Before you sue anyone, you better know the correct party to sue. Before you have a monetary award entered against a party, you better know the correct party from whom to collect. Sometimes knowing who is the correct party is not so obvious. However, if you fail to get it right, then the results could be painfully clear.
In Portico Management Group, LLC v. Harrison, No. C062060 (Dec. 28, 2011), the California Court of Appeal, Third Appellate District analyzed the issue of the legal effect of enforcing a judgment against a trust. Portico contracted with, among others, Harrison Children’s Trust to purchase an apartment building owned by Harrison’s trustees. The sale never completed, and Portico sued the trust. The matter went to arbitration and Portico was awarded $1.6 million. Although Portico properly had named the trustees in its complaint, the arbitration award was entered only against the trust.
Portico subsequently had the arbitration award entered by the trial court. The trial court entered judgment against the trust, but did not enter the award against the trustees. Portico failed to correct the judgment to enter it against the trustees. Instead, protracted litigation ensued between the parties. Portico later sought to enforce the judgment against the trust, and attempted to add the trustees as judgment debtors.

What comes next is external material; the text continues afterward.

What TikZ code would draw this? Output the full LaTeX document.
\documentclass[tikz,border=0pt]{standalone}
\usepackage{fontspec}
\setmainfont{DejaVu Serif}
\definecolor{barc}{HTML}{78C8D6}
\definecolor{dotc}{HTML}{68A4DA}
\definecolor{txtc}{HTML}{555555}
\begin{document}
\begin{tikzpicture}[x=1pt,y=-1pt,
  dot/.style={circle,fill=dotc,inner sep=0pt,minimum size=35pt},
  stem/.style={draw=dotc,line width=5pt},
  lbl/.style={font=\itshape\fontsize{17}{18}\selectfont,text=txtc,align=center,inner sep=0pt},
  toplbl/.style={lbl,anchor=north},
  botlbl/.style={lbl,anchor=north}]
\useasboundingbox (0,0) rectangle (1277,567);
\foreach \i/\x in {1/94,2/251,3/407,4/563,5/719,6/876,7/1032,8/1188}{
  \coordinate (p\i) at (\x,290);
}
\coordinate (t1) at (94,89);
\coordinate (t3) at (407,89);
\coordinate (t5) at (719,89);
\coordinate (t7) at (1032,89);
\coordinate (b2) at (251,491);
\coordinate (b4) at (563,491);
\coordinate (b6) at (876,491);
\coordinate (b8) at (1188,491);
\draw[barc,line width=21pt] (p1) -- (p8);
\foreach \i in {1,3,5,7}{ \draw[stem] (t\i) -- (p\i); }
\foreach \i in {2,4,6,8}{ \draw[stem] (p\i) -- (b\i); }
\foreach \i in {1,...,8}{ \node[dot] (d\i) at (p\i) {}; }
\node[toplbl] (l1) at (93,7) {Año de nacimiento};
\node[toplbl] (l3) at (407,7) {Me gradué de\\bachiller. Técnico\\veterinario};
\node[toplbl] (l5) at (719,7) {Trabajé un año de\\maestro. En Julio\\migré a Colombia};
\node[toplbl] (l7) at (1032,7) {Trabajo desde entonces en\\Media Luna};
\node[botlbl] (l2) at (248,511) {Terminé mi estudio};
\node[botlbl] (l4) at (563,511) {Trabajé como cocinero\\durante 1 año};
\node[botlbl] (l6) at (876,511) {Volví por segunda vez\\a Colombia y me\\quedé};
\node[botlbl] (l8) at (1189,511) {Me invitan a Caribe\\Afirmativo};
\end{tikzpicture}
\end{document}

The trial court ruled that the judgment was unenforceable as to the trust, did not permit adding the trustees as judgment debtors, and awarded attorney’s fees to the trustees as prevailing parties. Portico appealed.
On appeal, the key dispute was the effect of the judgment having been entered against the trust, rather than against its trustees. Portico asserted that it was proper to enter judgment against a trust and since the trial court believed otherwise, its judgments and orders should be reversed. Harrison countered that a judgment against a trust was unenforceable because a trust was not an entity; it could not sue or be sued, or hold title to property.
The Third District found for Harrison because the trust was not a proper judgment debtor. The court noted that unlike a corporation, which California law recognized as a person, a trust actually was a fiduciary relationship with respect to property. Legal title to property belonged to the trustees, not the trust. The court also noted that, under California law, a trust could not be sued and the trustee was the real party in interest. Any lawsuit involving trust property was required to be brought against the trustees in their representative capacities.
Trusts also did not fall under the statutory definition of a judgment debtor. California Probate Code Section 680.280 defined a judgment debtor as “the person against whom the judgment is entered.” Since a trust did not constitute as a person, then the trust did not qualify as a judgment debtor. The judgment against the trust, therefore, was meaningless.
Although Portico cited authorities that suggested that a judgment could be entered against a trust, the court of appeal found them unavailing because none of them dealt squarely with the issue of whether a judgment may be enforced against a trust. In fact, the language relied upon by Portico was merely commentary by the courts and the Legislature, and did not qualify as legal holdings. In addition, the court of appeal found that the cited cases showed merely that many courts use a shorthand, albeit technically incorrect, description for a judgment against trustees in their representative capacities, referring simply to a judgment against a “trust.” As the court noted: “Selective quotation of imprecise language does not provide authority that a judgment entered against a trust, a nonentity that cannot hold title to property, is enforceable against trust assets. It is not.”
The Third District further pointed out that Portico could have remedied the situation if it acted in a timely fashion. Faced with an erroneous arbitration award, Portico had several possible remedies. Portico could have applied to the arbitrator to correct the award within ten days of service of a signed copy of the award. In addition, Portico had one hundred days to petition the court to correct the award. Portico failed to take these actions timely. Had Portico done so, then remand to the arbitrator to correct the award would have been appropriate. In addition, Portico could have appealed from the 2007 judgment after the trial court rejected the proposed judgment naming the trustees. Because Portico failed to timely remedy the situation, Portico became bound by the terms of the arbitrator’s award and, unfortunately, could not levy upon trust assets for the estate.
So if your lawsuit involves a trust, then you better name the trustees in your complaint. If you obtain an award involving a trust, then you better have the award entered against the trustees. Otherwise, at the end of the day you might end up with a judgment against an entity that does not qualify as a judgment debtor under California law. Like Portico, you could end up being a winner–and a loser–at the same time.